**Exercise goal**
Take the material below and retype it in full; pictures are left out.

++++++

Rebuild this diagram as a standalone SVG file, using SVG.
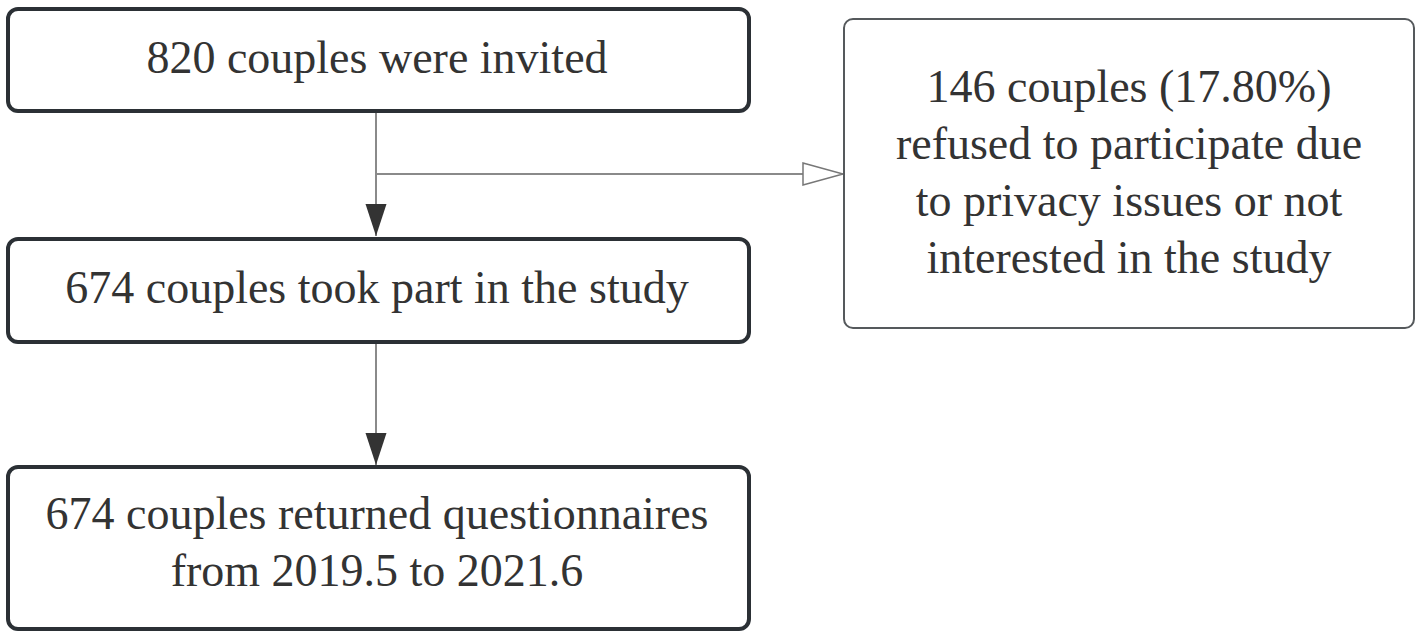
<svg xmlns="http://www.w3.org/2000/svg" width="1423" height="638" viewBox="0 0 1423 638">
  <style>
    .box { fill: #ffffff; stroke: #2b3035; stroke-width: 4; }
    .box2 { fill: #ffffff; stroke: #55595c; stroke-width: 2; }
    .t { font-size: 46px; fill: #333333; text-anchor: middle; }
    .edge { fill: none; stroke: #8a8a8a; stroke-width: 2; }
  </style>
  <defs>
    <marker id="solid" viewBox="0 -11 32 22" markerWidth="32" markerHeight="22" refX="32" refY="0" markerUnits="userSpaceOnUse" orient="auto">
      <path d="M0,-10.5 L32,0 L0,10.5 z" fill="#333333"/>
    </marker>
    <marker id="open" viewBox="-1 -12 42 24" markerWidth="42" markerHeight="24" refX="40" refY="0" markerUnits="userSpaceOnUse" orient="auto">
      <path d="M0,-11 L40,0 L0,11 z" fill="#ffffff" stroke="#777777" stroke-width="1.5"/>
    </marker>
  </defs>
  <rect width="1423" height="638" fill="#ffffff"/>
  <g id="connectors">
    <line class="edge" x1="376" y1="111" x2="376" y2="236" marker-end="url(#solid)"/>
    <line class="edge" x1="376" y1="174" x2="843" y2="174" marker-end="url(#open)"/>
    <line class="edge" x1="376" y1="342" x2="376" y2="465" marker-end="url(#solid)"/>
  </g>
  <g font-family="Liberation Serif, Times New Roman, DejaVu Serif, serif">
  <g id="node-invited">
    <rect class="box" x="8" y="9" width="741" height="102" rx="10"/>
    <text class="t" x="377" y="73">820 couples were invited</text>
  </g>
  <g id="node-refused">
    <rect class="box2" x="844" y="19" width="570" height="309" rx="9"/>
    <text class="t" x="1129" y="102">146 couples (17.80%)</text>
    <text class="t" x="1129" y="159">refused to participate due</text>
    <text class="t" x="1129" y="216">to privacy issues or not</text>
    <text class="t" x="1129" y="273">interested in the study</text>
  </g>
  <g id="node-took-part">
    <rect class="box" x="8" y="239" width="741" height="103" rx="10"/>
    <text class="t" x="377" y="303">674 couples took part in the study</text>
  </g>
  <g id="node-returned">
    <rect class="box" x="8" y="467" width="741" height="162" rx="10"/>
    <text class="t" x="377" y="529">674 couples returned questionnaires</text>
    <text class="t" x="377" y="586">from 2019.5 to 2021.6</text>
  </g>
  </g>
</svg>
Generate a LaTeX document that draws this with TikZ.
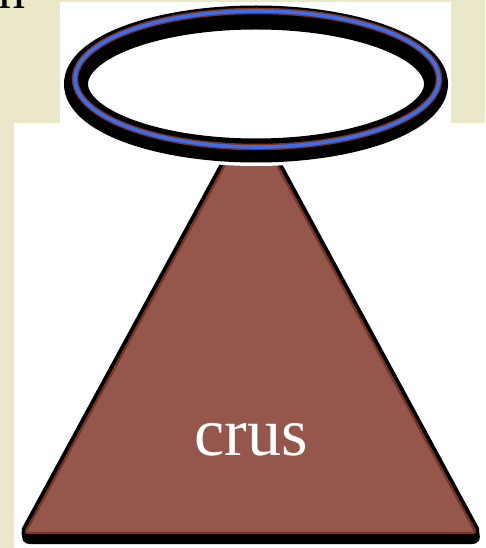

++++++

**Task output**
Rebuild this diagram as a standalone SVG file, using SVG.
<svg xmlns="http://www.w3.org/2000/svg" width="1423" height="638" viewBox="0 0 1423 638">
  <style>
    .box { fill: #ffffff; stroke: #2b3035; stroke-width: 4; }
    .box2 { fill: #ffffff; stroke: #55595c; stroke-width: 2; }
    .t { font-size: 46px; fill: #333333; text-anchor: middle; }
    .edge { fill: none; stroke: #8a8a8a; stroke-width: 2; }
  </style>
  <defs>
    <marker id="solid" viewBox="0 -11 32 22" markerWidth="32" markerHeight="22" refX="32" refY="0" markerUnits="userSpaceOnUse" orient="auto">
      <path d="M0,-10.5 L32,0 L0,10.5 z" fill="#333333"/>
    </marker>
    <marker id="open" viewBox="-1 -12 42 24" markerWidth="42" markerHeight="24" refX="40" refY="0" markerUnits="userSpaceOnUse" orient="auto">
      <path d="M0,-11 L40,0 L0,11 z" fill="#ffffff" stroke="#777777" stroke-width="1.5"/>
    </marker>
  </defs>
  <rect width="1423" height="638" fill="#ffffff"/>
  <g id="connectors">
    <line class="edge" x1="376" y1="111" x2="376" y2="236" marker-end="url(#solid)"/>
    <line class="edge" x1="376" y1="174" x2="843" y2="174" marker-end="url(#open)"/>
    <line class="edge" x1="376" y1="342" x2="376" y2="465" marker-end="url(#solid)"/>
  </g>
  <g font-family="Liberation Serif, Times New Roman, DejaVu Serif, serif">
  <g id="node-invited">
    <rect class="box" x="8" y="9" width="741" height="102" rx="10"/>
    <text class="t" x="377" y="73">820 couples were invited</text>
  </g>
  <g id="node-refused">
    <rect class="box2" x="844" y="19" width="570" height="309" rx="9"/>
    <text class="t" x="1129" y="102">146 couples (17.80%)</text>
    <text class="t" x="1129" y="159">refused to participate due</text>
    <text class="t" x="1129" y="216">to privacy issues or not</text>
    <text class="t" x="1129" y="273">interested in the study</text>
  </g>
  <g id="node-took-part">
    <rect class="box" x="8" y="239" width="741" height="103" rx="10"/>
    <text class="t" x="377" y="303">674 couples took part in the study</text>
  </g>
  <g id="node-returned">
    <rect class="box" x="8" y="467" width="741" height="162" rx="10"/>
    <text class="t" x="377" y="529">674 couples returned questionnaires</text>
    <text class="t" x="377" y="586">from 2019.5 to 2021.6</text>
  </g>
  </g>
</svg>
Generate a LaTeX document that draws this with TikZ.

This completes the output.